Samstag, 27. März 2021

Die Himmelsschlüsselblume

Blumenkinder. WEHA-Kunst Dippoldiswalde (Dipps) Osterzgebirge; 1970. –

Sammlung: Jürgen Schwalm


 

Jürgen Schwalm

Die Himmelsschlüsselblume


Die Lust am Leib: Eine meine frühsten Kindheitserinnerungen. Ich saß mit meinen Eltern und Geschwistern in der gläsernen Veranda unserer Wohnung und aß Rhabarbergrütze.
Schon das Wort Veranda, zum ersten Mal bewusst gehört bei der oralen Befriedigung durch das englische Gemüse, wie Henriette Davidis einst den Rhabarber bezeichnete, klang wie eine magische Formel.
Durch die weißen Tüllgardinen wurde kühl-grünes Frühlingslicht gefiltert, noch nicht die rote Wärme der Sommertage später im Jahr.
Seitdem verbindet sich für mich der Genuss von Rhabarbergrütze untrennbar mit diesem Licht im gläsernen Raum der Veranda.
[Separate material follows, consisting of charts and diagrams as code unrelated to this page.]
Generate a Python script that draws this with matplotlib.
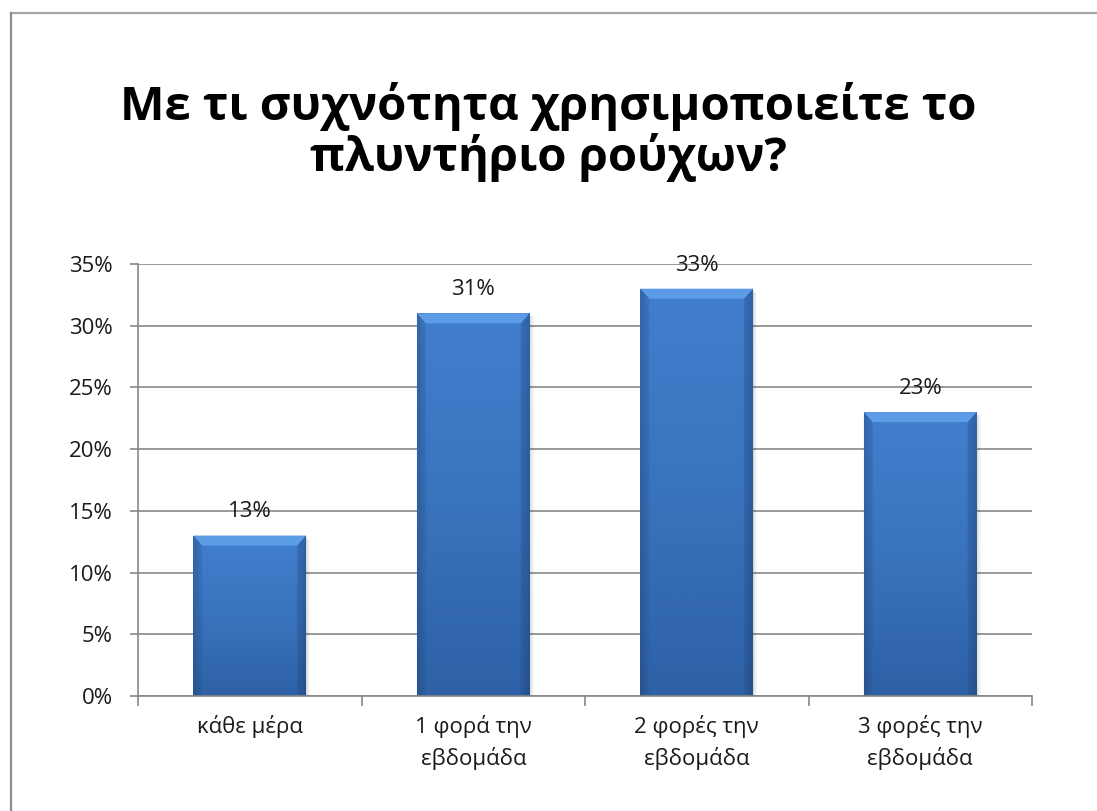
import numpy as np
import matplotlib.pyplot as plt
from matplotlib.patches import Polygon, Rectangle
from matplotlib.colors import LinearSegmentedColormap

# survey answers: how often the washing machine is used
categories = ["κάθε μέρα", "1 φορά την\nεβδομάδα", "2 φορές την\nεβδομάδα", "3 φορές την\nεβδομάδα"]
shares = [0.13, 0.31, 0.33, 0.23]
value_labels = ["13%", "31%", "33%", "23%"]
yticks = [0.0, 0.05, 0.10, 0.15, 0.20, 0.25, 0.30, 0.35]
ytick_labels = ["0%", "5%", "10%", "15%", "20%", "25%", "30%", "35%"]
title = "Με τι συχνότητα χρησιμοποιείτε το\nπλυντήριο ρούχων?"

W, H = 1097, 811
plt.rcParams["font.family"] = ["Open Sans", "DejaVu Sans"]

fig = plt.figure(figsize=(W / 100, H / 100), dpi=100)
ax = fig.add_axes([138 / W, 115 / H, (1032 - 138) / W, (696 - 264) / H])

# chart-area frame (only top and left edges fall inside the picture)
fig.add_artist(plt.Line2D([11 / W, 1], [1 - 13 / H, 1 - 13 / H], color="#a6a6a6", lw=1.6))
fig.add_artist(plt.Line2D([11 / W, 11 / W], [0, 1 - 13 / H], color="#8c8c8c", lw=1.6))

grid_c = "#878787"
ax.set_xlim(-0.5, 3.5)
ax.set_ylim(0, 0.35)
ax.set_yticks(yticks)
ax.set_yticklabels(ytick_labels)
ax.yaxis.grid(True, color=grid_c, lw=1.2, zorder=0)
ax.set_axisbelow(True)
for s in ["top", "right"]:
    ax.spines[s].set_visible(False)
for s in ["left", "bottom"]:
    ax.spines[s].set_color(grid_c)
    ax.spines[s].set_linewidth(1.2)
ax.tick_params(axis="y", length=6, width=1.2, color=grid_c, labelsize=16, pad=12, labelcolor="#1a1a1a")

# category boundaries as tick marks, names as minor ticks
ax.set_xticks(np.arange(-0.5, 4.0, 1.0))
ax.set_xticklabels([])
ax.tick_params(axis="x", which="major", length=7, width=1.2, color=grid_c)
ax.set_xticks(range(len(categories)), minor=True)
ax.set_xticklabels(categories, minor=True)
ax.tick_params(axis="x", which="minor", length=0, labelsize=16, pad=14, labelcolor="#1a1a1a")
for t in ax.get_xticklabels(minor=True):
    t.set_linespacing(1.45)

bar_w = 0.505
bars = ax.bar(range(len(shares)), shares, width=bar_w, color="#3c78c6", zorder=2)

# vertical gradient with darker side edges
cmap = LinearSegmentedColormap.from_list("bar", ["#2e61a6", "#3a73bd", "#417fce"])
ny, nx = 200, 60
vert = np.linspace(0, 1, ny)[:, None]
xs = np.linspace(-1, 1, nx)[None, :]
edge = 1 - 0.15 * np.clip((np.abs(xs) - 0.85) / 0.15, 0, 1)
rgb = cmap(vert * np.ones_like(xs))[..., :3] * edge[..., None]

px_x = 4 / (1032 - 138)  # data units per pixel
px_y = 0.35 / (696 - 264)
for b, v in zip(bars, shares):
    x0, w = b.get_x(), b.get_width()
    # soft shadow
    for k in range(1, 5):
        ax.add_patch(Rectangle((x0 + k * px_x, 0), w, v - k * px_y,
                               color="black", alpha=0.03, lw=0, zorder=1.5))
    im = ax.imshow(rgb, extent=[x0, x0 + w, 0, v], origin="lower",
                   aspect="auto", zorder=2.1, interpolation="bilinear")
    im.set_clip_path(b)
    # bevel on the top edge and sides
    dx, dy = 9 * px_x, 10 * px_y
    ax.add_patch(Polygon([(x0, v), (x0 + w, v), (x0 + w - dx, v - dy), (x0 + dx, v - dy)],
                         closed=True, color="#5c9be6", lw=0, zorder=2.2))
    ax.add_patch(Polygon([(x0, v), (x0 + dx, v - dy), (x0 + dx, 0), (x0, 0)],
                         closed=True, color="#2b5a9c", alpha=0.25, lw=0, zorder=2.2))
    ax.add_patch(Polygon([(x0 + w, v), (x0 + w - dx, v - dy), (x0 + w - dx, 0), (x0 + w, 0)],
                         closed=True, color="#24508e", alpha=0.35, lw=0, zorder=2.2))

for i, (v, lab) in enumerate(zip(shares, value_labels)):
    ax.annotate(lab, (i, v), xytext=(0, 13), textcoords="offset points",
                ha="center", va="baseline", fontsize=16, color="#1a1a1a", zorder=3)

fig.text(0.5, 1 - 132 / H, title, ha="center", va="center", fontsize=34,
         fontweight="bold", color="black", linespacing=1.05)

fig.savefig("out.png", dpi=100)
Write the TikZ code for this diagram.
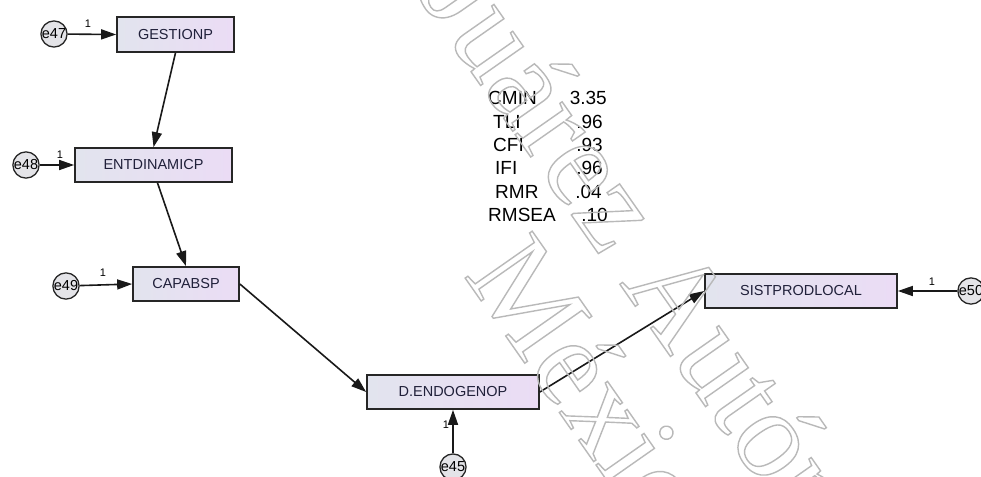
\documentclass[tikz,border=0pt]{standalone}
\usepackage{fontspec}
\setmainfont{Liberation Sans}
\newfontfamily\wmfont{Liberation Serif}
\usetikzlibrary{arrows.meta}
\definecolor{boxL}{HTML}{E2E4EE}
\definecolor{boxR}{HTML}{EBDCF5}
\definecolor{txt}{HTML}{20203A}
\definecolor{errfill}{HTML}{E4E4E8}
\begin{document}
\begin{tikzpicture}[x=1pt,y=-1pt,
  varbox/.style={draw=black!85, line width=1.7pt, left color=boxL, right color=boxR,
    minimum height=34pt, inner sep=0pt, font=\fontsize{14.5}{16}\selectfont, text=txt},
  errc/.style={circle, draw=black!85, line width=1.3pt, fill=errfill, minimum size=24pt,
    inner sep=0pt, font=\fontsize{14.5}{16}\selectfont},
  conn/.style={-{Triangle[length=15pt,width=10pt]}, line width=1.6pt, black!90},
  onelab/.style={font=\fontsize{11}{12}\selectfont, inner sep=0pt},
  stat/.style={font=\fontsize{19}{20}\selectfont, inner sep=0pt},
  wm/.style={font=\wmfont\fontsize{125}{125}\selectfont, inner sep=0pt, text=gray!55, anchor=base west, rotate=-55}]
\useasboundingbox (0,0) rectangle (981,476);
\clip (0,0) rectangle (981,476);
\fill[white] (0,0) rectangle (981,476);
% variables
\node[varbox, minimum width=117pt, minimum height=35pt] (G) at (175.5,34.5) {GESTIONP};
\node[varbox, minimum width=157pt] (E) at (153.5,165) {ENTDINAMICP};
\node[varbox, minimum width=106pt] (C) at (186,284) {CAPABSP};
\node[varbox, minimum width=172pt] (D) at (453,392) {D.ENDOGENOP};
\node[varbox, minimum width=192pt] (S) at (801,291) {SISTPRODLOCAL};
% errors
\node[errc] (e47) at (54,34) {e47};
\node[errc] (e48) at (26,165) {e48};
\node[errc] (e49) at (66,286) {e49};
\node[errc] (e45) at (453,467) {e45};
\node[errc] (e50) at (971,291) {e50};
% connectors
\draw[conn] (e47) -- (G.west);
\draw[conn] (e48) -- (E.west);
\draw[conn] (e49) -- (C.west);
\draw[conn] (e45) -- (D.south);
\draw[conn] (e50) -- (S.east);
\draw[conn] (G.south) -- (E.north);
\draw[conn] ([xshift=4pt]E.south) -- (C.north);
\draw[conn] (C.east) -- (D.west);
\draw[conn] (D.east) -- (S.west);
% weights
\node[onelab] (w47) at (88,24) {1};
\node[onelab] (w48) at (60,155) {1};
\node[onelab] (w49) at (103,273) {1};
\node[onelab] (w45) at (446,425) {1};
\node[onelab] (w50) at (932,282) {1};
% fit statistics
\node[stat, anchor=west] (l1) at (488,98) {CMIN};
\node[stat, anchor=west] (l2) at (493,122) {TLI};
\node[stat, anchor=west] (l3) at (493,145) {CFI};
\node[stat, anchor=west] (l4) at (495,168) {IFI};
\node[stat, anchor=west] (l5) at (495,192) {RMR};
\node[stat, anchor=west] (l6) at (488,215) {RMSEA};
\node[stat, anchor=east] (v1) at (607,98) {3.35};
\node[stat, anchor=east] (v2) at (603,122) {.96};
\node[stat, anchor=east] (v3) at (603,145) {.93};
\node[stat, anchor=east] (v4) at (603,168) {.96};
\node[stat, anchor=east] (v5) at (602,192) {.04};
\node[stat, anchor=east] (v6) at (608,215) {.10};
% watermark
\node[wm] (wm1) at (418,-4) {\special{pdf:literal direct 1 Tr 1.4 w}Juárez Autónoma\special{pdf:literal direct 0 Tr}};
\node[wm] (wm2) at (463,275) {\special{pdf:literal direct 1 Tr 1.4 w}México\special{pdf:literal direct 0 Tr}};
\end{tikzpicture}
\end{document}
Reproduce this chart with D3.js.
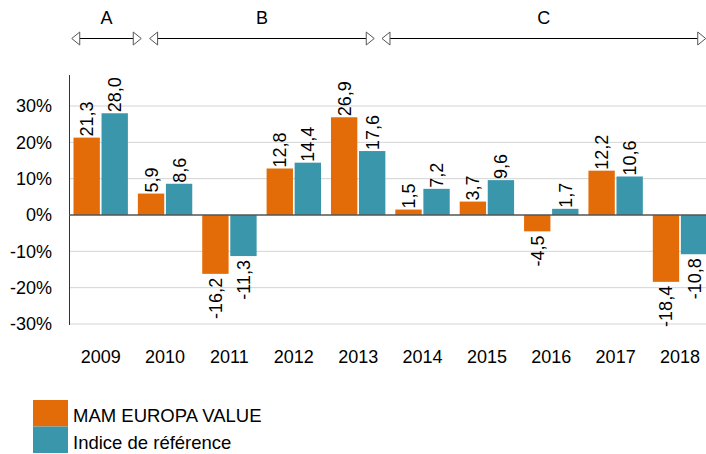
<!DOCTYPE html>
<html>
<head>
<meta charset="utf-8">
<script src="https://cdn.jsdelivr.net/npm/d3@7"></script>
<style>
  body { margin: 0; background: #fff; }
  text { font-family: Arial, "Liberation Sans", sans-serif; fill: #000; }
</style>
</head>
<body>
<script>
var years = ['2009', '2010', '2011', '2012', '2013', '2014', '2015', '2016', '2017', '2018'];
var fund = [21.3, 5.9, -16.2, 12.8, 26.9, 1.5, 3.7, -4.5, 12.2, -18.4];
var benchmark = [28.0, 8.6, -11.3, 14.4, 17.6, 7.2, 9.6, 1.7, 10.6, -10.8];
var seriesNames = ['MAM EUROPA VALUE', 'Indice de référence'];
var yTicks = [-30, -20, -10, 0, 10, 20, 30];
var periods = ['A', 'B', 'C'];
var periodFrom = [2008.55, 2009.76, 2013.37];
var periodTo = [2009.63, 2013.25, 2018.4];

var width = 706,
    height = 454,
    colors = ['#e36c09', '#3a96ab'];

var x = d3.scaleBand().domain(years).range([69, 711.7]).paddingInner(0.155).paddingOuter(0.07);
var xs = d3.scaleBand().domain([0, 1]).range([0, x.bandwidth()]).paddingInner(0.06);
var y = d3.scaleLinear().domain([-30, 30]).range([324, 106]);
var xYear = d3.scaleLinear().domain([2009, 2010]).range([x('2009') + x.bandwidth() / 2, x('2010') + x.bandwidth() / 2]);

var svg = d3.select('body').append('svg')
    .attr('width', width)
    .attr('height', height);

// gridlines
svg.append('g')
    .selectAll('line')
    .data(yTicks.filter(function(d) { return d != 0; }))
    .enter().append('line')
    .attr('x1', 69).attr('x2', width)
    .attr('y1', function(d) { return y(d); })
    .attr('y2', function(d) { return y(d); })
    .attr('stroke', '#d4d4d4')
    .attr('stroke-width', 1);

// y axis
var axisY = svg.append('g')
    .attr('transform', 'translate(69,0)')
    .call(d3.axisLeft(y).tickValues(yTicks).tickSize(0).tickPadding(17).tickFormat(function(d) { return d + '%'; }));
axisY.select('.domain').remove();
axisY.selectAll('text').style('font-size', '18px').style('font-family', 'Arial, "Liberation Sans", sans-serif');
svg.append('line')
    .attr('x1', 69.5).attr('x2', 69.5)
    .attr('y1', 75).attr('y2', 325)
    .attr('stroke', '#333');

var data = years.map(function(yr, i) { return {year: yr, values: [fund[i], benchmark[i]]}; });

var groups = svg.append('g').selectAll('g')
    .data(data)
    .enter().append('g')
    .attr('transform', function(d) { return 'translate(' + x(d.year) + ',0)'; });

groups.selectAll('rect')
    .data(function(d) { return d.values; })
    .enter().append('rect')
    .attr('x', function(d, i) { return xs(i); })
    .attr('width', xs.bandwidth())
    .attr('y', function(d) { return y(Math.max(0, d)); })
    .attr('height', function(d) { return Math.abs(y(d) - y(0)); })
    .attr('fill', function(d, i) { return colors[i]; });

groups.selectAll('text')
    .data(function(d) { return d.values; })
    .enter().append('text')
    .attr('transform', function(d, i) {
        var cx = xs(i) + xs.bandwidth() / 2;
        var cy = d >= 0 ? y(d) - 1 : y(d) + 4;
        return 'translate(' + cx + ',' + cy + ') rotate(-90)';
    })
    .attr('dy', '0.36em')
    .attr('text-anchor', function(d) { return d >= 0 ? 'start' : 'end'; })
    .style('font-size', '18px')
    .text(function(d) { return d.toFixed(1).replace('.', ','); });

// zero line
svg.append('line')
    .attr('x1', 69).attr('x2', width)
    .attr('y1', y(0)).attr('y2', y(0))
    .attr('stroke', '#555')
    .attr('stroke-width', 1.5);

// x labels
svg.append('g').selectAll('text')
    .data(years)
    .enter().append('text')
    .attr('x', function(d) { return x(d) + x.bandwidth() / 2; })
    .attr('y', 363)
    .attr('text-anchor', 'middle')
    .style('font-size', '18px')
    .text(function(d) { return d; });

// period arrows
var head = 'M0,0 L8,-6.5 L8,6.5 Z';
var pg = svg.append('g').selectAll('g')
    .data(periods)
    .enter().append('g');

pg.append('line')
    .attr('x1', function(d, i) { return xYear(periodFrom[i]) + 8; })
    .attr('x2', function(d, i) { return xYear(periodTo[i]) - 8; })
    .attr('y1', 38.5).attr('y2', 38.5)
    .attr('stroke', '#000')
    .attr('stroke-width', 1.2);
pg.append('path')
    .attr('d', head)
    .attr('transform', function(d, i) { return 'translate(' + xYear(periodFrom[i]) + ',38.5)'; })
    .attr('fill', '#fff').attr('stroke', '#555');
pg.append('path')
    .attr('d', head)
    .attr('transform', function(d, i) { return 'translate(' + xYear(periodTo[i]) + ',38.5) rotate(180)'; })
    .attr('fill', '#fff').attr('stroke', '#555');
pg.append('text')
    .attr('x', function(d, i) { return (xYear(periodFrom[i]) + xYear(periodTo[i])) / 2; })
    .attr('y', 24)
    .attr('text-anchor', 'middle')
    .style('font-size', '18px')
    .text(function(d) { return d; });

// legend
var legend = svg.append('g').selectAll('g')
    .data(seriesNames)
    .enter().append('g')
    .attr('transform', function(d, i) { return 'translate(33,' + (400 + i * 26.5) + ')'; });
legend.append('rect')
    .attr('width', 35).attr('height', 26.5)
    .attr('fill', function(d, i) { return colors[i]; });
legend.append('text')
    .attr('x', 40).attr('y', 22)
    .style('font-size', '18.5px')
    .text(function(d) { return d; });
</script>
</body>
</html>
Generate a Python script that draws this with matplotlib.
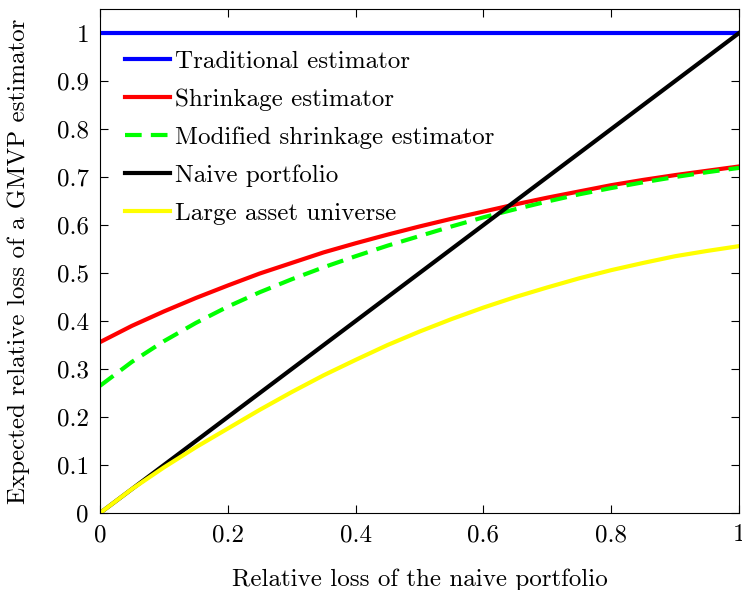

Esse ich jetzt Rhabarber, denke ich an diese Veranda.
Die alchimistische Kopulation gab mir als Kind ein Frühlingsglücksgefühl, das mich berauschte. Wie eine dicke Blütenknospe draußen vorm Fenster war ich dicht vorm Aufplatzen. Ich wäre nicht verwundert gewesen, wenn ich plötzlich Blütenblätter getragen hätte.
Der Gedanke lag gar nicht so fern. Denn meine Schwestern hatten ein Buch, in dem die Blüten ihre Blätter wie Kleider trugen und sich in anmutigen Versen miteinander unterhielten.
Ich schätzte die Bilder sehr. Und ich finde auch heute noch die erzgebirgischen Blumenkinder entzückend, die meine Frau jeden Frühling auspackte und aufstellte.
Scheußlich, sagen Sie? Ach, keine Spur, denn es ist ein Blumenknabe dabei, der die Himmelsschlüsselblume meiner Erinnerung trägt.